British painter based in London (born 1978)

Edward Sutcliffe (born 1978) is a British painter based in London. He is known for still-life and portraiture, and he has painted prominent figures such as Neil Kinnock and Glenda Jackson.

==Education==
Sutcliffe was born in Walsall, West Midlands, in 1978 and educated at Aberystwyth University where he studied Art with Art History, and Central Saint Martins College of Art and Design where he took a post-graduate diploma in fine art.

==Style and technique==
Sutcliffe is primarily a figurative painter known for a hyper-realistic approach to portraiture and still life. His early practice was heavily influenced by the work of Lucian Freud, specifically Freud's detailed, forensic examination of flesh and form. Sutcliffe initially adopted a similarly rigorous, "warts-and-all" approach to his subjects, aiming to capture "every last detail" of the sitter's physical appearance.

However, his style later evolved away from the impasto and heavy layering associated with Freud. He began to favour a flatter, cleaner aesthetic, often isolating subjects against neutral or negative space to focus attention purely on the figure. This shift coincided with a change in medium; while he previously worked with egg tempera—a classical medium known for its durability and matte finish—he transitioned to using acrylics to achieve greater immediacy and clarity in his work.

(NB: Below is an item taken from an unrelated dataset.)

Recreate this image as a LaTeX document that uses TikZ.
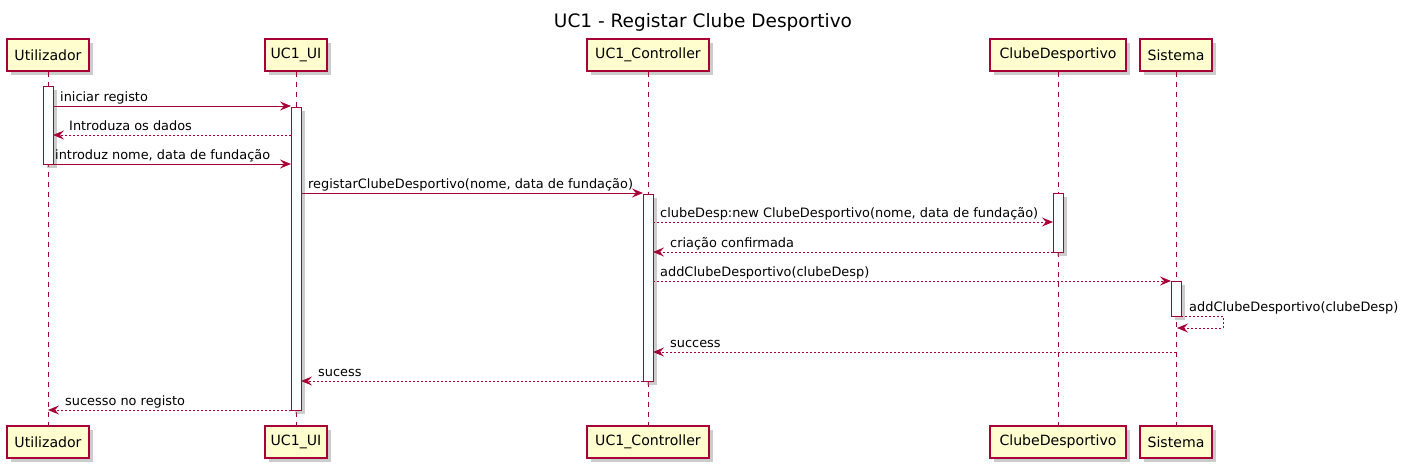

Conceptually, Sutcliffe often explores themes of mimicry and reproduction. This is most evident in his 2014 project involving art forger John Myatt, where Sutcliffe experimented with the distortion of images and the outsourcing of painting labour to question the nature of authenticity in portraiture. Despite these conceptual experiments, he maintains that his core practice is rooted in "simple observation" and the technical discipline of recording visual reality.

==Notable works==
Sutcliffe has painted a number of prominent political figures including Glenda Jackson, Sir Paul Stephenson, and the British Labour Party politician Neil Kinnock. His portrait of Neil Kinnock was exhibited at the Royal Society of Portrait Painters Annual Exhibition in 2014, and his portrait of Glenda Jackson was exhibited at the BP Portrait Award in 2011. In 2009, Sutcliffe's work "On Assi Ghat" was selected by the National Gallery Scotland be the featured on the publicity materials promoting that year's show.

==BP Portrait Award==
In 2014 Sutcliffe won the 2014 BP Travel Award. He travelled to Los Angeles, California to draw and paint the players of the Compton Cricket Club, producing portraits that show a fusion of two very different cultures and how the game of cricket with its ethos of fair play and honestly has been embraced by this community. The resulting paintings and sketches were displayed at the National Portrait Gallery in London, as part of the 2015 BP Portrait Award.

==Exhibitions==
His works have been exhibited at a number of exhibitions and galleries, including the National Portrait Gallery, London for the BP Portrait Award (2007, 2009, 2010, 2011, 2012, 2014), The Dubai Arts Centre, and The Lynn Painter-Stainers Prize at The Mall Galleries, London.